On stage at Club Luz are one of Wales most charismatic and innovative performers Eddie Ladd - "I do Trent like if he were Welsh and a girl" - and composer/D.J. Dewi Evans. Inspired by Kraftwerk, The Fall, Bowie, Brel, Laurie Anderson, and Kylie, the singer at the lone microphone leaves the film behind and walks the theme through 12 songs on the colonised split brain, alienation, aspiration, grief, extreme solutions, and the redemptive power of pop. The dark and haunting interpretation of songs in English and Welsh, ranges from an ironic version of Those Were the Days, a 1960's hit by Welsh singer Mary Hopkins to an unrecognisable take on the Beach Boys' Surf's Up, and offers an enthralling speculative essay on the 'Welsh condition'.
Her utterly distinctive performance work, blending film, high energy physical theatre, the innovative use of technology with an exploration of complex, political themes, have gained Eddie Ladd international recognition. Critics hailed her as 'exceptional talent', with 'angelic, laser-sharp voice', admiring the utter control of her emotional expressions and movements.
Club Luz won the Edinburgh Total Theatre Award (2003) and was featured in the prestigious Battersea Arts Centre Opera Festival in London (2004). In 2002 Eddie was awarded a two-year fellowship from NESTA, the National Endowment for Science, Technology and the Arts, to put her performance on the internet.

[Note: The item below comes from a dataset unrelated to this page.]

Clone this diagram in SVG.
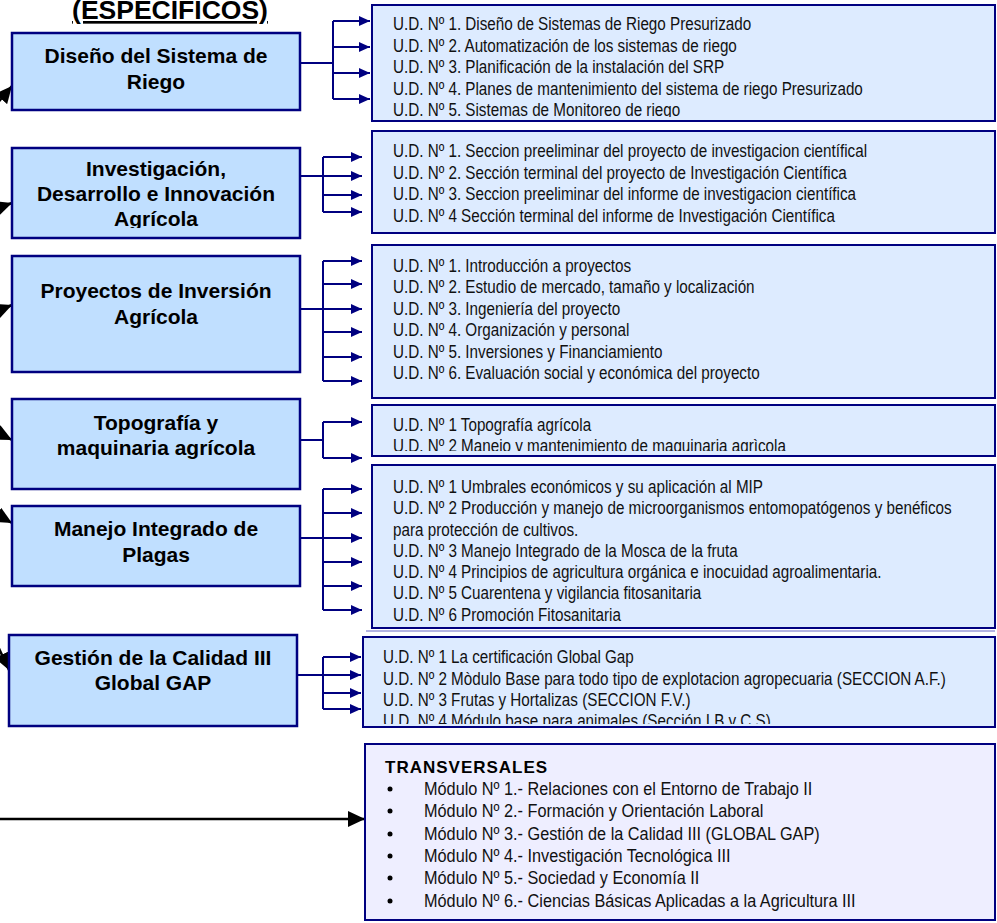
<svg xmlns="http://www.w3.org/2000/svg" width="997" height="923" viewBox="0 0 997 923">
<style>
.lb{fill:#C0DFFF;stroke:#000080;stroke-width:2.5}
.rb{fill:#DDEBFF;stroke:#000080;stroke-width:2}
.tb{fill:#EEEEFF;stroke:#000080;stroke-width:2}
.lt{font-family:"Liberation Sans",Arial,sans-serif;font-weight:bold;font-size:21px;fill:#000;text-anchor:middle}
.rt{font-family:"Liberation Sans",Arial,sans-serif;font-size:17.5px;fill:#111}
.tt{font-family:"Liberation Sans",Arial,sans-serif;font-size:18.7px;fill:#111}
.hd{font-family:"Liberation Sans",Arial,sans-serif;font-weight:bold;font-size:26.5px;fill:#000;text-anchor:middle;text-decoration:underline}
.cn{fill:none;stroke:#000080;stroke-width:2}
.bk{fill:none;stroke:#000;stroke-width:2.5}
</style>
<defs>
<marker id="ab" markerUnits="userSpaceOnUse" markerWidth="12" markerHeight="10" refX="11" refY="5" orient="auto"><path d="M0,0 L11,5 L0,10 z" fill="#000080"/></marker>
<marker id="ak" markerUnits="userSpaceOnUse" markerWidth="18" markerHeight="16" refX="17" refY="8" orient="auto"><path d="M0,0 L17,8 L0,16 z" fill="#000"/></marker>
<clipPath id="c1"><rect x="372" y="5" width="623" height="112"/></clipPath>
<clipPath id="c2"><rect x="12" y="148" width="288" height="80"/></clipPath>
<clipPath id="c4"><rect x="372" y="405" width="623" height="46"/></clipPath>
<clipPath id="c5"><rect x="372" y="465" width="623" height="157"/></clipPath>
<clipPath id="c6"><rect x="363" y="637" width="632" height="87"/></clipPath>
</defs>

<text class="hd" x="170" y="19">(ESPECIFICOS)</text>

<g id="connectors">
<path class="cn" d="M297,63 H333 M333,21 V99"/>
<line class="cn" x1="333" y1="21" x2="370" y2="21" marker-end="url(#ab)"/>
<line class="cn" x1="333" y1="47" x2="370" y2="47" marker-end="url(#ab)"/>
<line class="cn" x1="333" y1="73" x2="370" y2="73" marker-end="url(#ab)"/>
<line class="cn" x1="333" y1="99" x2="370" y2="99" marker-end="url(#ab)"/>

<path class="cn" d="M300,176 H323 M323,157 V212"/>
<line class="cn" x1="323" y1="157" x2="362" y2="157" marker-end="url(#ab)"/>
<line class="cn" x1="323" y1="176" x2="362" y2="176" marker-end="url(#ab)"/>
<line class="cn" x1="323" y1="195" x2="362" y2="195" marker-end="url(#ab)"/>
<line class="cn" x1="323" y1="212" x2="362" y2="212" marker-end="url(#ab)"/>

<path class="cn" d="M300,309 H323 M323,261 V381"/>
<line class="cn" x1="323" y1="261" x2="362" y2="261" marker-end="url(#ab)"/>
<line class="cn" x1="323" y1="284" x2="362" y2="284" marker-end="url(#ab)"/>
<line class="cn" x1="323" y1="309" x2="362" y2="309" marker-end="url(#ab)"/>
<line class="cn" x1="323" y1="332" x2="362" y2="332" marker-end="url(#ab)"/>
<line class="cn" x1="323" y1="357" x2="362" y2="357" marker-end="url(#ab)"/>
<line class="cn" x1="323" y1="381" x2="362" y2="381" marker-end="url(#ab)"/>

<path class="cn" d="M300,440 H323 M323,422 V458"/>
<line class="cn" x1="323" y1="422" x2="362" y2="422" marker-end="url(#ab)"/>
<line class="cn" x1="323" y1="458" x2="362" y2="458" marker-end="url(#ab)"/>

<path class="cn" d="M300,538 H323 M323,489 V610"/>
<line class="cn" x1="323" y1="489" x2="362" y2="489" marker-end="url(#ab)"/>
<line class="cn" x1="323" y1="513" x2="362" y2="513" marker-end="url(#ab)"/>
<line class="cn" x1="323" y1="538" x2="362" y2="538" marker-end="url(#ab)"/>
<line class="cn" x1="323" y1="562" x2="362" y2="562" marker-end="url(#ab)"/>
<line class="cn" x1="323" y1="586" x2="362" y2="586" marker-end="url(#ab)"/>
<line class="cn" x1="323" y1="610" x2="362" y2="610" marker-end="url(#ab)"/>

<path class="cn" d="M297,675 H323 M323,657 V709"/>
<line class="cn" x1="323" y1="657" x2="361" y2="657" marker-end="url(#ab)"/>
<line class="cn" x1="323" y1="675" x2="361" y2="675" marker-end="url(#ab)"/>
<line class="cn" x1="323" y1="693" x2="361" y2="693" marker-end="url(#ab)"/>
<line class="cn" x1="323" y1="709" x2="361" y2="709" marker-end="url(#ab)"/>

<line class="bk" x1="-10" y1="112" x2="12" y2="86" marker-end="url(#ak)"/>
<line class="bk" x1="-20" y1="214" x2="12" y2="203" marker-end="url(#ak)"/>
<line class="bk" x1="-20" y1="318" x2="12" y2="305" marker-end="url(#ak)"/>
<line class="bk" x1="-20" y1="424" x2="12" y2="440" marker-end="url(#ak)"/>
<line class="bk" x1="-20" y1="505" x2="12" y2="523" marker-end="url(#ak)"/>
<line class="bk" x1="-5" y1="640" x2="9" y2="670" marker-end="url(#ak)"/>
<line class="bk" x1="0" y1="819" x2="365" y2="819" marker-end="url(#ak)"/>
</g>

<g id="n1">
<rect class="lb" x="12" y="33" width="288" height="77"/>
<text class="lt" x="156" y="63">Diseño del Sistema de</text>
<text class="lt" x="156" y="89">Riego</text>
</g>
<g id="n2">
<rect class="lb" x="12" y="148" width="288" height="90"/>
<g clip-path="url(#c2)">
<text class="lt" x="156" y="176">Investigación,</text>
<text class="lt" x="156" y="201">Desarrollo e Innovación</text>
<text class="lt" x="156" y="226">Agrícola</text>
</g>
</g>
<g id="n3">
<rect class="lb" x="12" y="256" width="288" height="116"/>
<text class="lt" x="156" y="298">Proyectos de Inversión</text>
<text class="lt" x="156" y="324">Agrícola</text>
</g>
<g id="n4">
<rect class="lb" x="12" y="399" width="288" height="90"/>
<text class="lt" x="156" y="430">Topografía y</text>
<text class="lt" x="156" y="455">maquinaria agrícola</text>
</g>
<g id="n5">
<rect class="lb" x="12" y="506" width="288" height="80"/>
<text class="lt" x="156" y="536">Manejo Integrado de</text>
<text class="lt" x="156" y="562">Plagas</text>
</g>
<g id="n6">
<rect class="lb" x="9" y="635" width="288" height="91"/>
<text class="lt" x="153" y="665">Gestión de la Calidad III</text>
<text class="lt" x="153" y="690">Global GAP</text>
</g>

<g id="r1">
<rect class="rb" x="372" y="5" width="623" height="116"/>
<g clip-path="url(#c1)"><g transform="translate(393 0) scale(0.87 1)">
<text class="rt" x="0" y="30">U.D. Nº 1. Diseño de Sistemas de Riego Presurizado</text>
<text class="rt" x="0" y="52">U.D. Nº 2. Automatización  de los sistemas de riego</text>
<text class="rt" x="0" y="73">U.D. Nº 3. Planificación de la instalación del SRP</text>
<text class="rt" x="0" y="95">U.D. Nº 4. Planes de mantenimiento del sistema de riego Presurizado</text>
<text class="rt" x="0" y="116">U.D. Nº 5. Sistemas de Monitoreo de riego</text>
</g></g>
</g>
<g id="r2">
<rect class="rb" x="372" y="131" width="623" height="102"/>
<g transform="translate(393 0) scale(0.87 1)">
<text class="rt" x="0" y="157">U.D. Nº 1. Seccion preeliminar del proyecto de investigacion científical</text>
<text class="rt" x="0" y="179">U.D. Nº 2. Sección terminal del proyecto de Investigación Científica</text>
<text class="rt" x="0" y="200">U.D. Nº 3. Seccion preeliminar del informe de investigacion científica</text>
<text class="rt" x="0" y="222">U.D. Nº 4 Sección terminal del informe de Investigación Científica</text>
</g>
</g>
<g id="r3">
<rect class="rb" x="372" y="245" width="623" height="153"/>
<g transform="translate(393 0) scale(0.87 1)">
<text class="rt" x="0" y="272">U.D. Nº 1. Introducción a proyectos</text>
<text class="rt" x="0" y="293">U.D. Nº 2. Estudio de mercado, tamaño y localización</text>
<text class="rt" x="0" y="315">U.D. Nº 3. Ingeniería del proyecto</text>
<text class="rt" x="0" y="336">U.D. Nº 4. Organización y personal</text>
<text class="rt" x="0" y="358">U.D. Nº 5. Inversiones y Financiamiento</text>
<text class="rt" x="0" y="379">U.D. Nº 6. Evaluación social y económica del proyecto</text>
</g>
</g>
<g id="r4">
<rect class="rb" x="372" y="405" width="623" height="51"/>
<g clip-path="url(#c4)"><g transform="translate(393 0) scale(0.87 1)">
<text class="rt" x="0" y="431">U.D. Nº 1 Topografía agrícola</text>
<text class="rt" x="0" y="452">U.D. Nº 2 Manejo y mantenimiento de maquinaria agrìcola</text>
</g></g>
</g>
<g id="r5">
<rect class="rb" x="372" y="465" width="623" height="163"/>
<g clip-path="url(#c5)"><g transform="translate(393 0) scale(0.87 1)">
<text class="rt" x="0" y="493">U.D. Nº 1  Umbrales económicos y su aplicación al MIP</text>
<text class="rt" x="0" y="514">U.D. Nº 2 Producción y manejo de microorganismos entomopatógenos y benéficos</text>
<text class="rt" x="0" y="536">para protección de cultivos.</text>
<text class="rt" x="0" y="557">U.D. Nº 3  Manejo Integrado de la Mosca de la fruta</text>
<text class="rt" x="0" y="578">U.D. Nº 4 Principios de agricultura orgánica e inocuidad agroalimentaria.</text>
<text class="rt" x="0" y="599">U.D. Nº 5  Cuarentena y vigilancia fitosanitaria</text>
<text class="rt" x="0" y="621">U.D. Nº 6  Promoción Fitosanitaria</text>
</g></g>
</g>
<line x1="366" y1="631" x2="995" y2="631" stroke="#9A9AD8" stroke-width="1.5"/>
<g id="r6">
<rect class="rb" x="363" y="637" width="632" height="90"/>
<g clip-path="url(#c6)"><g transform="translate(383 0) scale(0.87 1)">
<text class="rt" x="0" y="663">U.D. Nº 1  La certificación Global Gap</text>
<text class="rt" x="0" y="685">U.D. Nº 2 Mòdulo Base para todo tipo de explotacion agropecuaria (SECCION A.F.)</text>
<text class="rt" x="0" y="706">U.D. Nº 3 Frutas y Hortalizas (SECCION F.V.)</text>
<text class="rt" x="0" y="727">U.D. Nº 4 Módulo base para animales (Sección I.B y C.S)</text>
</g></g>
</g>
<g id="r7">
<rect class="tb" x="365" y="744" width="630" height="176"/>
<text x="385" y="773" font-family="Liberation Sans,Arial,sans-serif" font-weight="bold" font-size="17" letter-spacing="1" fill="#000">TRANSVERSALES</text>
<g fill="#000">
<circle cx="390" cy="789" r="2.5"/><circle cx="390" cy="811" r="2.5"/><circle cx="390" cy="834" r="2.5"/>
<circle cx="390" cy="856" r="2.5"/><circle cx="390" cy="878" r="2.5"/><circle cx="390" cy="901" r="2.5"/>
</g>
<g transform="translate(424 0) scale(0.87 1)">
<text class="tt" x="0" y="795">Módulo Nº 1.- Relaciones con el Entorno de Trabajo II</text>
<text class="tt" x="0" y="817">Módulo Nº 2.- Formación y Orientación Laboral</text>
<text class="tt" x="0" y="840">Módulo Nº 3.- Gestión de la Calidad III (GLOBAL GAP)</text>
<text class="tt" x="0" y="862">Módulo Nº 4.- Investigación Tecnológica III</text>
<text class="tt" x="0" y="884">Módulo Nº 5.- Sociedad y Economía II</text>
<text class="tt" x="0" y="907">Módulo Nº 6.- Ciencias Básicas Aplicadas a la Agricultura III</text>
</g>
</g>
</svg>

Appearing in festivals and at venues around Europe, she has taken performance to unusual locations, from farms and fields to opera houses. Her works include Callas Sings Mad Songs (1993), Once Upon a Time in the West(1996), Lla'th (1999), a site specific event set in a farmhouse, weaving together the death of Christ, Yuri Gagarin and the Welsh farmer David Finch, as well as Scarface (2000), an ironic take on the American dream based on Brian de Palma's 1983 film, transferring it to rural west Wales, the region of her upbringing.
Eddie has been performing all her life: "It's just the culture in West Wales, in the chapel, at home, at concerts. West Wales is an area where the line between producers and consumers of culture is not distinct. Maintaining that status is impossible now, as I have worked professionally for 15 years. But in a way, the only difference between my involvement and that of my family and friends is that I get paid."